Goal: Restate each line word for word. Leave out every picture.

Data:
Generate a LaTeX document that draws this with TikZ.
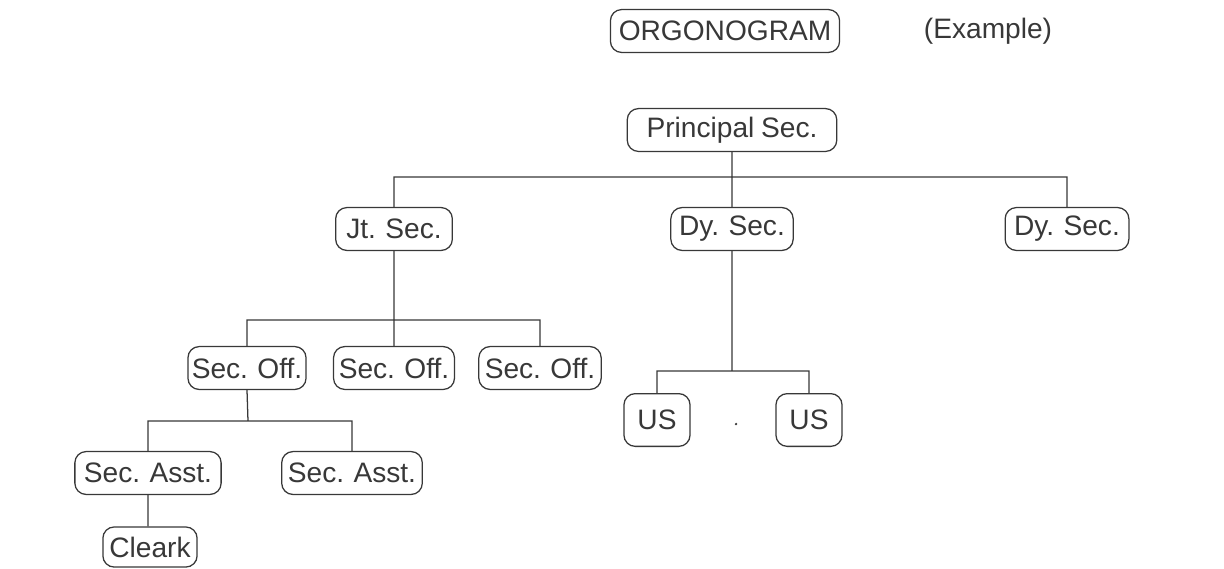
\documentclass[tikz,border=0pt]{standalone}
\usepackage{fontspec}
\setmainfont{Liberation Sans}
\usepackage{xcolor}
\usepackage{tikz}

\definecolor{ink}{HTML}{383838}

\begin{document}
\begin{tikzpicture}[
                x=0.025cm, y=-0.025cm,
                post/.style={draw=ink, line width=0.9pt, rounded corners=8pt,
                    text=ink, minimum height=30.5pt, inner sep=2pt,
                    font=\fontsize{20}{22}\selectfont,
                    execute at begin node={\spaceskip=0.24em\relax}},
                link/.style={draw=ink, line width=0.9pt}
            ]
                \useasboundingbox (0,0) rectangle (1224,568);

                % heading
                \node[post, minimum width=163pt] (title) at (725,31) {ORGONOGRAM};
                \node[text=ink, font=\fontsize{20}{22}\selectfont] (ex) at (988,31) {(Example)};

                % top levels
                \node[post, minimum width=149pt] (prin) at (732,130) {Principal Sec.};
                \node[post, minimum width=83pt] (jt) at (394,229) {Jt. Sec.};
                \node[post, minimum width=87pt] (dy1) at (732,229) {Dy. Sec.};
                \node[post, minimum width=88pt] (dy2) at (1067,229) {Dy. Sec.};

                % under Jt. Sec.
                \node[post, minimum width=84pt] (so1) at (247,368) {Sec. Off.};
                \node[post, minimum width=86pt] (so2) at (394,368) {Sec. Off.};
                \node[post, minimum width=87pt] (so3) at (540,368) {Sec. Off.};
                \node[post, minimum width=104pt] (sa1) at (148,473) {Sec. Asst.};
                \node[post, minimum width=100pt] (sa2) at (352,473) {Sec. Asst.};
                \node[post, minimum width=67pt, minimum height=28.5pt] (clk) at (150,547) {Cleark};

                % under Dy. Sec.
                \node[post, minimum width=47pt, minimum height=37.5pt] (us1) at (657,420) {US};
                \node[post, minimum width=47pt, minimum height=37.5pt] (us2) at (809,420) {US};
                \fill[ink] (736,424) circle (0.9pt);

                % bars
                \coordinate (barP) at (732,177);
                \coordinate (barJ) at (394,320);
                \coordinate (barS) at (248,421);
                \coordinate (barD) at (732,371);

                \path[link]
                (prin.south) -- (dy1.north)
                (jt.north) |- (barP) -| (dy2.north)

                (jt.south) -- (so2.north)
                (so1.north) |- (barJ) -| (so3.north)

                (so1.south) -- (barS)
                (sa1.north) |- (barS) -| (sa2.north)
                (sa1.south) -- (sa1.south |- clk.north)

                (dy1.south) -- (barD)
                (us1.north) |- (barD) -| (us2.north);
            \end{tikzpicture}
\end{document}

Result of this task:
Generate a LaTeX document that draws this with TikZ.
\documentclass[tikz,border=0pt]{standalone}
\usepackage{fontspec}
\setmainfont{Liberation Sans}
\usepackage{xcolor}
\usepackage{tikz}

\definecolor{ink}{HTML}{383838}

\begin{document}
\begin{tikzpicture}[
                x=0.025cm, y=-0.025cm,
                post/.style={draw=ink, line width=0.9pt, rounded corners=8pt,
                    text=ink, minimum height=30.5pt, inner sep=2pt,
                    font=\fontsize{20}{22}\selectfont,
                    execute at begin node={\spaceskip=0.24em\relax}},
                link/.style={draw=ink, line width=0.9pt}
            ]
                \useasboundingbox (0,0) rectangle (1224,568);

                % heading
                \node[post, minimum width=163pt] (title) at (725,31) {ORGONOGRAM};
                \node[text=ink, font=\fontsize{20}{22}\selectfont] (ex) at (988,31) {(Example)};

                % top levels
                \node[post, minimum width=149pt] (prin) at (732,130) {Principal Sec.};
                \node[post, minimum width=83pt] (jt) at (394,229) {Jt. Sec.};
                \node[post, minimum width=87pt] (dy1) at (732,229) {Dy. Sec.};
                \node[post, minimum width=88pt] (dy2) at (1067,229) {Dy. Sec.};

                % under Jt. Sec.
                \node[post, minimum width=84pt] (so1) at (247,368) {Sec. Off.};
                \node[post, minimum width=86pt] (so2) at (394,368) {Sec. Off.};
                \node[post, minimum width=87pt] (so3) at (540,368) {Sec. Off.};
                \node[post, minimum width=104pt] (sa1) at (148,473) {Sec. Asst.};
                \node[post, minimum width=100pt] (sa2) at (352,473) {Sec. Asst.};
                \node[post, minimum width=67pt, minimum height=28.5pt] (clk) at (150,547) {Cleark};

                % under Dy. Sec.
                \node[post, minimum width=47pt, minimum height=37.5pt] (us1) at (657,420) {US};
                \node[post, minimum width=47pt, minimum height=37.5pt] (us2) at (809,420) {US};
                \fill[ink] (736,424) circle (0.9pt);

                % bars
                \coordinate (barP) at (732,177);
                \coordinate (barJ) at (394,320);
                \coordinate (barS) at (248,421);
                \coordinate (barD) at (732,371);

                \path[link]
                (prin.south) -- (dy1.north)
                (jt.north) |- (barP) -| (dy2.north)

                (jt.south) -- (so2.north)
                (so1.north) |- (barJ) -| (so3.north)

                (so1.south) -- (barS)
                (sa1.north) |- (barS) -| (sa2.north)
                (sa1.south) -- (sa1.south |- clk.north)

                (dy1.south) -- (barD)
                (us1.north) |- (barD) -| (us2.north);
            \end{tikzpicture}
\end{document}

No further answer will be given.